Non, je ne suis pas une abstraction, et je n’ai pas ce calme divin dont vous parlez. Mais rassure-toi quant à mes œuvres, ce ne sera pas le côté des passions qui manquera. J’en ai de vieilles provisions dans mon sac et, comme j’en dépense peu, elles ne s’usent pas vite. S’il fallait être ému pour émouvoir les autres, je pourrais écrire des livres qui feraient trembler les mains et battre les cœurs et, comme je suis sûr de ne jamais perdre cette faculté d’émotion, que la plume me donne d’elle-même sans que j’y sois pour rien et qui m’arrive malgré moi d’une façon souvent gênante, je m’en préoccupe peu et je cherche au contraire non pas la vibration mais le dessin.

Quant à ma santé dont tu t’inquiètes, sois convaincue une fois pour toutes que, quoi qu’il m’arrive et que je souffre, [qu’]elle est bonne, en ce sens qu’elle ira loin (j’ai mes raisons pour le croire). Mais je vivrai comme je vis, toujours souffrant des nerfs, cette porte de transmission entre l’âme et le corps, par laquelle j’ai voulu peut-être faire passer trop de choses.

Ma nature, comme tu dis, ne souffre pas du régime que je mène, parce que je lui ai appris, de bonne heure, à me laisser tranquille. On s’habitue à tout, à tout, je le répète. À 15 ans j’ai passé un mois à ne faire que deux repas par semaine. De 21 ans à 24, deux ans et demi se sont écoulés sans que j’aie visité Paphos, et le singulier de tout cela c’est qu’il n’y a ni parti pris, ni entêtement. Cela se fait je ne sais pourquoi, apparemment parce qu’il faut que ça se fasse. Je n’ai jamais éprouvé, pour vivre, la nécessité de la compagnie de personne. Le désir, oui ; mais le besoin ?

Si j’étais riche, c’est-à-dire si j’avais le moyen de m’entourer de statues, de musique et de fleurs, si j’avais enfin la réalisation, et on l’a, quoi qu’on en dise, avec de l’argent quand on sait s’en servir, il est probable que j’en arriverais à ne plus manger que du pain sec et à ne plus dormir, car je n’aurais plus ni faim ni sommeil.

Moi aussi, comme toi, j’éprouve qu’il me faudrait parfois une bonne brise sur le visage.

Au coin de mon feu je rêve des voyages, des courses à n’en plus finir par le monde et, plus triste ensuite, je me remets à mon travail.
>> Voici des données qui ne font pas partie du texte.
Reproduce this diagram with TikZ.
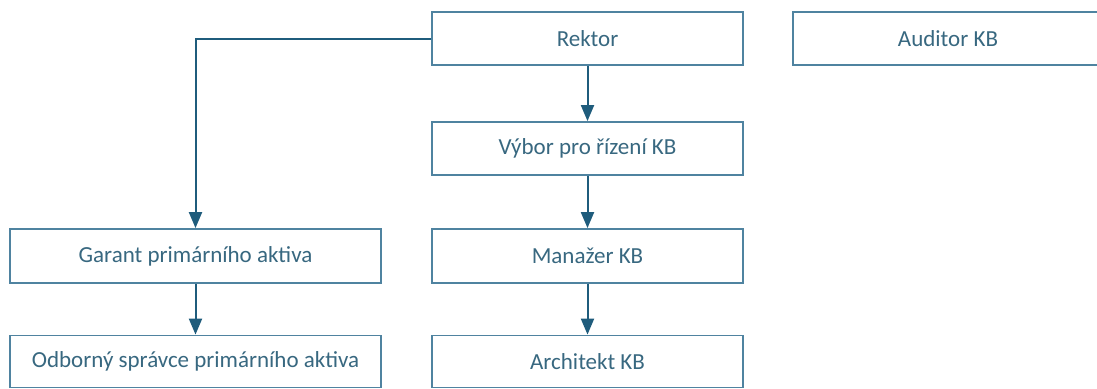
\documentclass[tikz,border=0pt]{standalone}
\usepackage{fontspec}
\setmainfont{Carlito}
\usetikzlibrary{arrows.meta}
\definecolor{boxc}{HTML}{4F83A0}
\definecolor{arrc}{HTML}{1F5C7C}
\definecolor{txtc}{HTML}{386880}
\begin{document}
\begin{tikzpicture}[x=1pt,y=-1pt,
  box/.style={draw=boxc,line width=1.8pt,fill=white,text=txtc,inner sep=0pt,
    font=\fontsize{23}{27}\selectfont},
  conn/.style={draw=arrc,line width=2pt,-{Triangle[length=16pt,width=13pt]}}]
\useasboundingbox (0,0) rectangle (1097,388);
\node[box,minimum width=311pt,minimum height=53pt] (rek) at (587.5,38.5) {Rektor};
\node[box,minimum width=330pt,minimum height=53pt] (aud) at (958,38.5) {\hspace*{-20pt}Auditor KB};
\node[box,minimum width=311pt,minimum height=53pt] (vyb) at (587.5,148.5) {Výbor pro řízení KB};
\node[box,minimum width=371pt,minimum height=54pt] (gar) at (195.5,256) {Garant primárního aktiva};
\node[box,minimum width=311pt,minimum height=54pt] (man) at (587.5,256) {Manažer KB};
\node[box,minimum width=371pt,minimum height=52pt] (odb) at (195.5,361.5) {Odborný správce primárního aktiva};
\node[box,minimum width=311pt,minimum height=52pt] (arc) at (587.5,361.5) {Architekt KB};
\draw[conn] (rek.south) -- (vyb.north);
\draw[conn] (vyb.south) -- (man.north);
\draw[conn] (man.south) -- (arc.north);
\draw[conn] (gar.south) -- (odb.north);
\draw[conn] (rek.west) -| (gar.north);
\end{tikzpicture}
\end{document}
Mon apathie à me mouvoir, à l’action en général, quelle qu’elle soit, augmente. Voilà trois semaines que nous sommes ici à R[ouen]. Je n’ai, depuis ce temps, pris l’air que sur mon balcon. Je refais cependant des armes, avec furie même. C’est trois demi-heures de rage furieuse par semaine. Après ma leçon, j’en ai pour longtemps à râler dans un fauteuil. Mais je ne suis plus si vigoureux que dans ma jeunesse où la sueur m’en coulait par terre, comme de dessous le ventre des chevaux.

Je ne sais quand je te ferai lire la Bretagne, que j’ai fort envie de te montrer. Je n’aurai pas fini mon dernier chapitre avant le jour de l’An. Puis il faudra relire le tout, corriger et ensuite recopier. Je n’aurai guère un manuscrit sortable avant le printemps.

Phidias m’assomme. Il est fort ridicule dans cette affaire (du buste). Dis-lui que je n’y peux rien. Au reste, mercredi dernier on a décidé définitivement l’emplacement du buste. Il ne doit pas être maintenant longtemps avant d’être payé.

Adieu, je t’embrasse quoique je n’en aie guère la place.